▸ **WHAT TO DO**: Where the word "this" occurs in a line, return that line.

Figure scripts
**********

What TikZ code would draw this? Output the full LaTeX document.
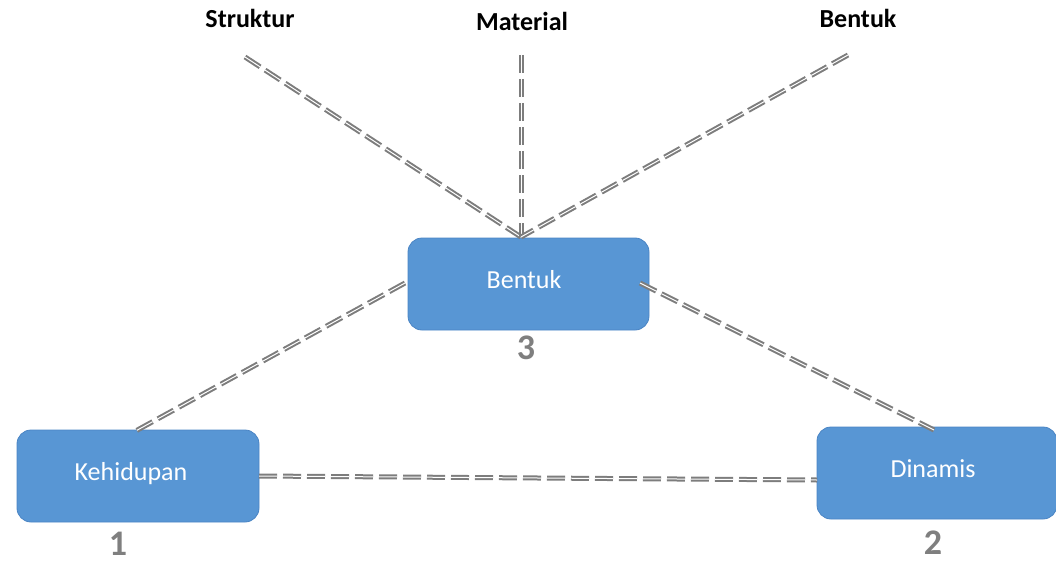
\documentclass[tikz,border=0pt]{standalone}
\usepackage{fontspec}
\setmainfont{Carlito}
\definecolor{boxblue}{RGB}{88,150,212}
\definecolor{boxedge}{RGB}{74,132,196}
\definecolor{linegray}{RGB}{125,125,125}
\definecolor{numgray}{RGB}{127,127,127}
\begin{document}
\begin{tikzpicture}[x=1pt,y=-1pt,
  conceptbox/.style={draw=boxedge, line width=0.8pt, fill=boxblue, rounded corners=14pt,
    minimum height=92pt, inner sep=0pt},
  boxtext/.style={text=white, font=\fontsize{26}{26}\selectfont, anchor=base},
  toplabel/.style={font=\bfseries\fontsize{26}{26}\selectfont, anchor=base, text=black},
  numlabel/.style={font=\bfseries\fontsize{36}{36}\selectfont, anchor=base, text=numgray,
    inner sep=0pt},
  link/.style={draw=linegray, double=white, double distance=1pt, line width=2pt,
    dash pattern=on 18pt off 6pt}]
\useasboundingbox (0,0) rectangle (1056,564);

% concept boxes
\node[conceptbox, minimum width=241pt] (b3) at (528.5,284) {};
\node[conceptbox, minimum width=242pt] (b1) at (138,476) {};
\node[conceptbox, minimum width=240pt] (b2) at (937,473) {};

% box captions
\node[boxtext] (t3) at (524,288) {Bentuk};
\node[boxtext] (t1) at (131,480) {Kehidupan};
\node[boxtext] (t2) at (933,477) {Dinamis};

% numbers under the boxes
\node[numlabel] (n3) at (526,359) {3};
\node[numlabel] (n1) at (118,555) {1};
\node[numlabel] (n2) at (933,554) {2};

% top labels
\node[toplabel] (ls) at (250,28) {Struktur};
\node[toplabel] (lm) at (522,31) {Material};
\node[toplabel] (lb) at (858,28) {Bentuk};

% free ends of the top connectors and the point where they meet
\coordinate (hub) at (521,237);
\coordinate (es) at (245,57);
\coordinate (em) at (521,55);
\coordinate (eb) at (848,55);

\draw[link] (es) -- (hub);
\draw[link] (em) -- (hub);
\draw[link] (eb) -- (hub);

% connectors between the boxes
\coordinate (b3w) at (405,283);
\coordinate (b1n) at (132,433);
\coordinate (b3e) at (640,283);
\coordinate (b2n) at (934,430);
\coordinate (b1e) at (259,476);
\coordinate (b2w) at (817,480);
\draw[link] (b3w) -- (b1n);
\draw[link] (b3e) -- (b2n);
\draw[link] (b1e) -- (b2w);
\end{tikzpicture}
\end{document}
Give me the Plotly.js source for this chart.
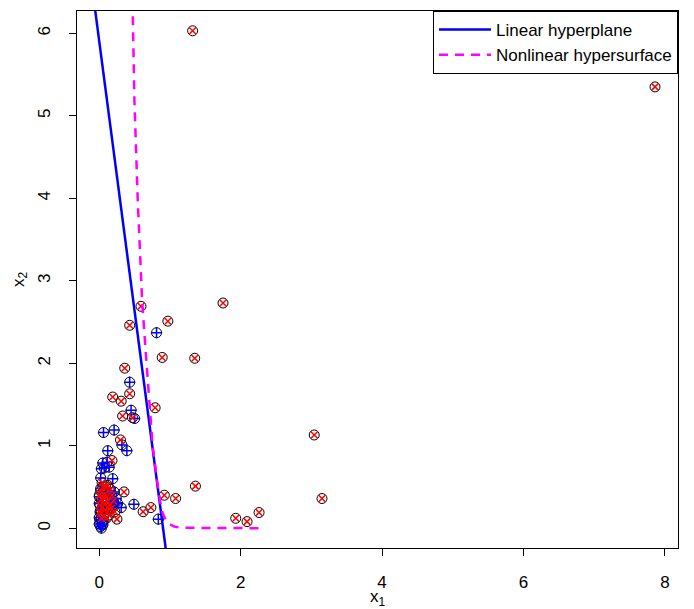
<!DOCTYPE html>
<html>
<head>
<meta charset="utf-8">
<script src="https://cdn.plot.ly/plotly-3.0.1.min.js"></script>
<style>html,body{margin:0;padding:0;background:#fff;}#chart{width:694px;height:609px;}</style>
</head>
<body>
<div id="chart"></div>
<script>
// Class "x" (red) points
const redX1 = [1.32, 7.86, 0.59, 1.75, 0.43, 0.97, 0.89, 1.35, 0.36, 0.79, 0.43, 0.19, 0.31, 0.33, 0.47, 3.04, 0.30, 0.18, 1.36, 3.15, 0.92, 1.08, 0.62, 0.73, 0.35, 0.25, 1.93, 2.09, 2.26,
  0.02, 0.05, 0.08, 0.03, 0.10, 0.06, 0.12, 0.15, 0.04, 0.08, 0.11, 0.02, 0.14, 0.06, 0.18, 0.22, 0.20, 0.01, 0.09, 0.16, 0.13, 0.07, 0.03, 0.10, 0.00, 0.04, 0.12, 0.17, 0.01];
const redX2 = [6.03, 5.35, 2.69, 2.73, 2.46, 2.51, 2.07, 2.06, 1.94, 1.46, 1.63, 1.59, 1.54, 1.36, 1.34, 1.13, 1.07, 0.82, 0.51, 0.36, 0.40, 0.36, 0.20, 0.25, 0.44, 0.11, 0.12, 0.08, 0.19,
  0.45, 0.50, 0.42, 0.35, 0.38, 0.30, 0.33, 0.28, 0.25, 0.22, 0.20, 0.18, 0.16, 0.14, 0.40, 0.20, 0.33, 0.28, 0.50, 0.47, 0.25, 0.36, 0.12, 0.12, 0.40, 0.55, 0.52, 0.24, 0.20];
// Class "+" (blue) points
const blueX1 = [0.81, 0.43, 0.45, 0.50, 0.06, 0.21, 0.32, 0.39, 0.12, 0.05, 0.11, 0.07, 0.14, 0.03, 0.02, 0.19, 0.02, 0.21, 0.49, 0.835, 0.31, 0.21, 0.26, 0.17, 0.24,
  0.00, 0.02, 0.04, 0.01, 0.03, 0.05, 0.00, 0.06, 0.00, 0.02, 0.12, 0.00];
const blueX2 = [2.37, 1.77, 1.43, 1.33, 1.16, 1.19, 1.01, 0.94, 0.94, 0.79, 0.80, 0.73, 0.74, 0.72, 0.61, 0.60, 0.48, 0.44, 0.29, 0.11, 0.25, 0.28, 0.30, 0.32, 0.36,
  0.05, 0.02, 0.08, 0.10, 0.00, 0.04, 0.13, 0.09, 0.30, 0.22, 0.42, 0.38];
// Linear hyperplane endpoints
const linX1 = [-0.10, 1.00];
const linX2 = [6.554, -0.64];
// Nonlinear hypersurface
const nonX1 = [0.47, 0.497, 0.544, 0.58, 0.606, 0.66, 0.71, 0.756, 0.817, 0.86, 0.897, 0.94, 0.99, 1.06, 1.15, 2.28];
const nonX2 = [6.40, 5.19, 3.98, 3.16, 2.76, 2.10, 1.47, 0.985, 0.58, 0.33, 0.18, 0.10, 0.05, 0.02, 0.005, 0.0];
const xTicks = [0, 2, 4, 6, 8];
const yTicks = [0, 1, 2, 3, 4, 5, 6];

const FONT = 'Liberation Sans, Arial, Helvetica, sans-serif';
const traces = [
  {x: redX1.concat(blueX1), y: redX2.concat(blueX2), mode: 'markers', type: 'scatter', showlegend: false, hoverinfo: 'skip',
   marker: {symbol: 'circle-open', size: 10, color: '#000', line: {width: 1, color: '#000'}}},
  {x: blueX1, y: blueX2, mode: 'markers', type: 'scatter', showlegend: false,
   marker: {symbol: 'cross-thin-open', size: 8, color: '#0000ff', line: {width: 1.5, color: '#0000ff'}}},
  {x: redX1, y: redX2, mode: 'markers', type: 'scatter', showlegend: false,
   marker: {symbol: 'x-thin-open', size: 7, color: '#ff0000', line: {width: 1.5, color: '#ff0000'}}},
  {x: linX1, y: linX2, mode: 'lines', type: 'scatter', name: 'Linear hyperplane',
   line: {color: '#0000ff', width: 2.5}},
  {x: nonX1, y: nonX2, mode: 'lines', type: 'scatter', name: 'Nonlinear hypersurface',
   line: {color: '#ff00ff', width: 2.5, dash: '9px,7px'}}
];

const layout = {
  width: 694, height: 609,
  margin: {l: 77, r: 16, t: 11, b: 61},
  paper_bgcolor: '#fff', plot_bgcolor: '#fff',
  font: {family: FONT, size: 17, color: '#000'},
  showlegend: true,
  legend: {x: 1, y: 1, xanchor: 'right', yanchor: 'top', bgcolor: '#fff', bordercolor: '#000', borderwidth: 1,
           font: {family: FONT, size: 17, color: '#000'}, tracegroupgap: 0, itemwidth: 52},
  xaxis: {range: [-0.315, 8.185], tickvals: xTicks, ticktext: xTicks.map(String), ticks: 'outside', ticklen: 7, tickcolor: '#000',
          showline: true, mirror: true, linecolor: '#000', linewidth: 1, showgrid: false, zeroline: false,
          ticklabelstandoff: 12, tickfont: {size: 17},
          title: {text: 'x<sub>1</sub>', font: {size: 17}, standoff: 9}},
  yaxis: {range: [-0.24, 6.27], tickvals: yTicks, ticktext: yTicks.map(String), ticks: 'outside', ticklen: 7, tickcolor: '#000',
          tickangle: -90, showline: true, mirror: true, linecolor: '#000', linewidth: 1, showgrid: false, zeroline: false,
          ticklabelstandoff: 12, tickfont: {size: 17},
          title: {text: 'x<sub>2</sub>', font: {size: 17}, standoff: 6}}
};
Plotly.newPlot('chart', traces, layout, {displayModeBar: false, staticPlot: true});
</script>
</body>
</html>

**********

▸ **TASK SOLUTION**:
What TikZ code would draw this? Output the full LaTeX document.
Give me the Plotly.js source for this chart.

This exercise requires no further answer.